Dir. Neill Blomkamp, US/New Zealand, 2009, 112 mins,
Cast: Sharlto Copley, Jason Cope, David James
Review by Carol Allen
Like much of the best science fiction “District 9″ examines the moral and other challenges of the real world in a fantasy scenario. Its central premise is that twenty years ago a space ship carrying a large group of confused and starving aliens was stranded in the sky over Johannesburg. The aliens were put into a refugee camp , District 9, which is now a squalid shanty town, whose inhabitants are treated with fear and suspicion by the humans outside, preyed on by gangsters and about to be forcibly relocated by an international corporation, which is experimenting on them in an attempt to discover the secrets of their bio technological weapons. The parallels not only with South Africa’s apartheid history but with the European attitude to refugee asylum seekers or “illegal aliens”, as some term them, is plain to see. The only difference is the fact that the victims here are non human.

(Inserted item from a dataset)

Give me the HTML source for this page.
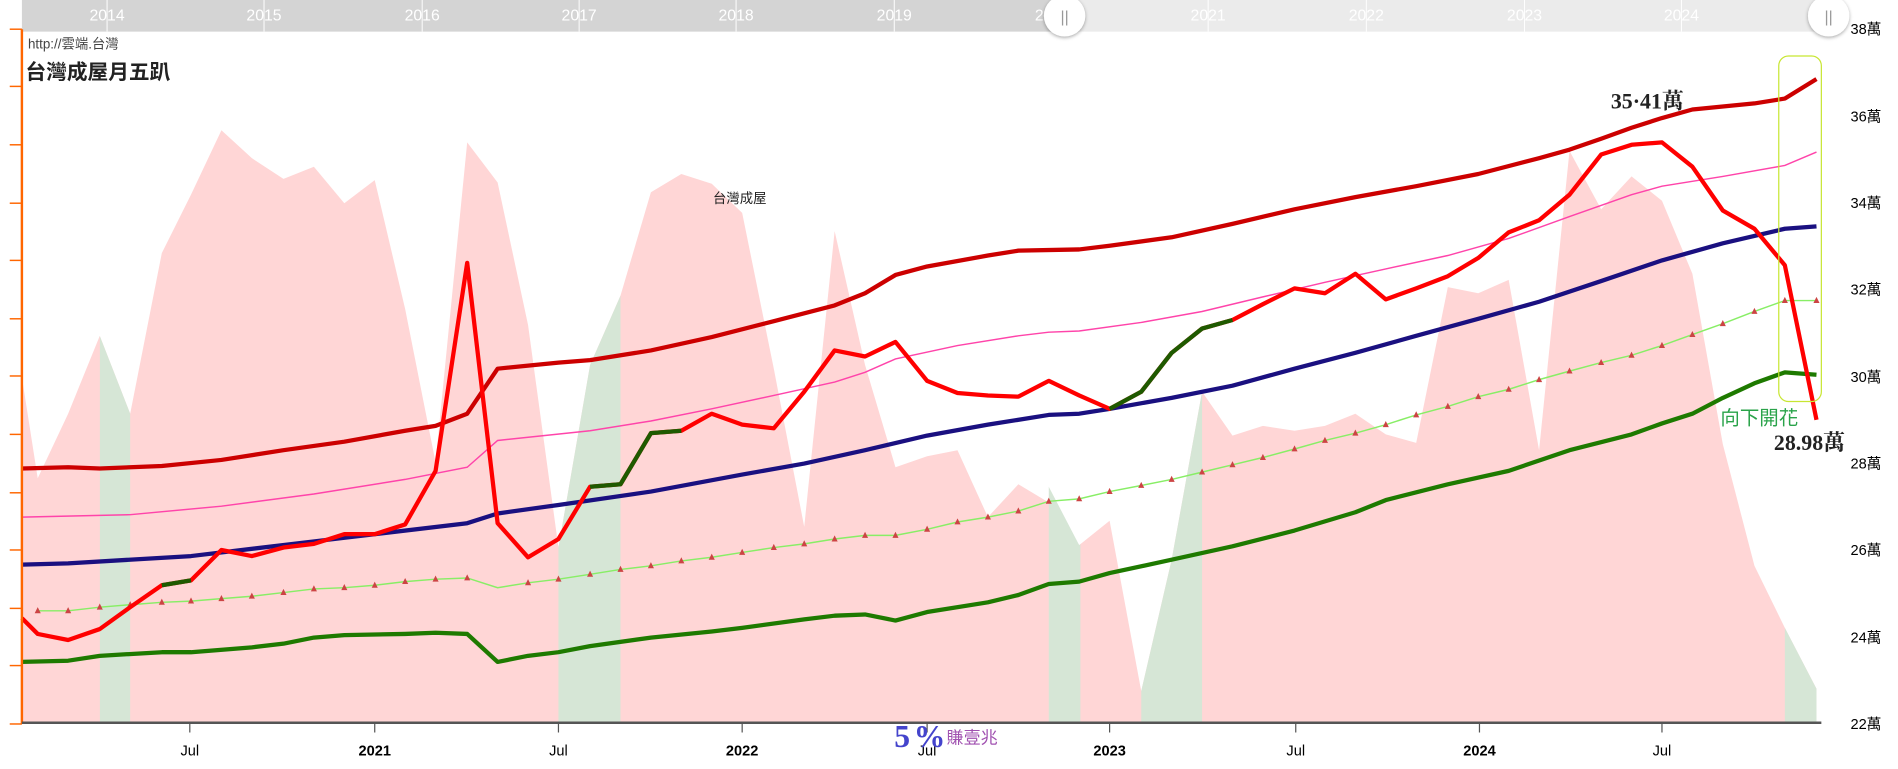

Director Blomkamp, a South African now resident in Canada and making his first feature film under the guiding hand of Peter Jackson as producer, has set the story in his native land, where black and white are united in their bigotry towards the admittedly ugly aliens, known contemptuously as “Prawns” because of their appearance, while the gangsters who exploit the aliens are Nigerian. Initially the story is told in mock news/documentary form, with academic pundits filling us in on the background and history of the situation, while news cameras cover the forcible relocation story, though after a while that technique is largely abandoned as the story develops. In charge of the relocation is Wikus (Copley), a nerdy and self important minor official in the Department of Alien Affairs, who’s only got the job because his father in law is head of the corporation, who are after the aliens’ weapon secrets. But when Wikus in his zeal meets with an accident in the improvised laboratory of one of the aliens and finds himself becoming part Prawn, he too becomes a hunted victim and ironically the moral centre of the film. His only hope of survival is the alien scientist know as Christopher Jonson (Cope), who with his small son is working secretly to save his people.
This is a highly entertaining and engrossing film, carefully consistent in the logic of its scenario and with plenty of action. It is though most of all a thoughtful parable about the way we treat our fellow human beings, if they are to us any way “alien”. One is left with the conclusion that humanity itself can be a pretty disgusting species.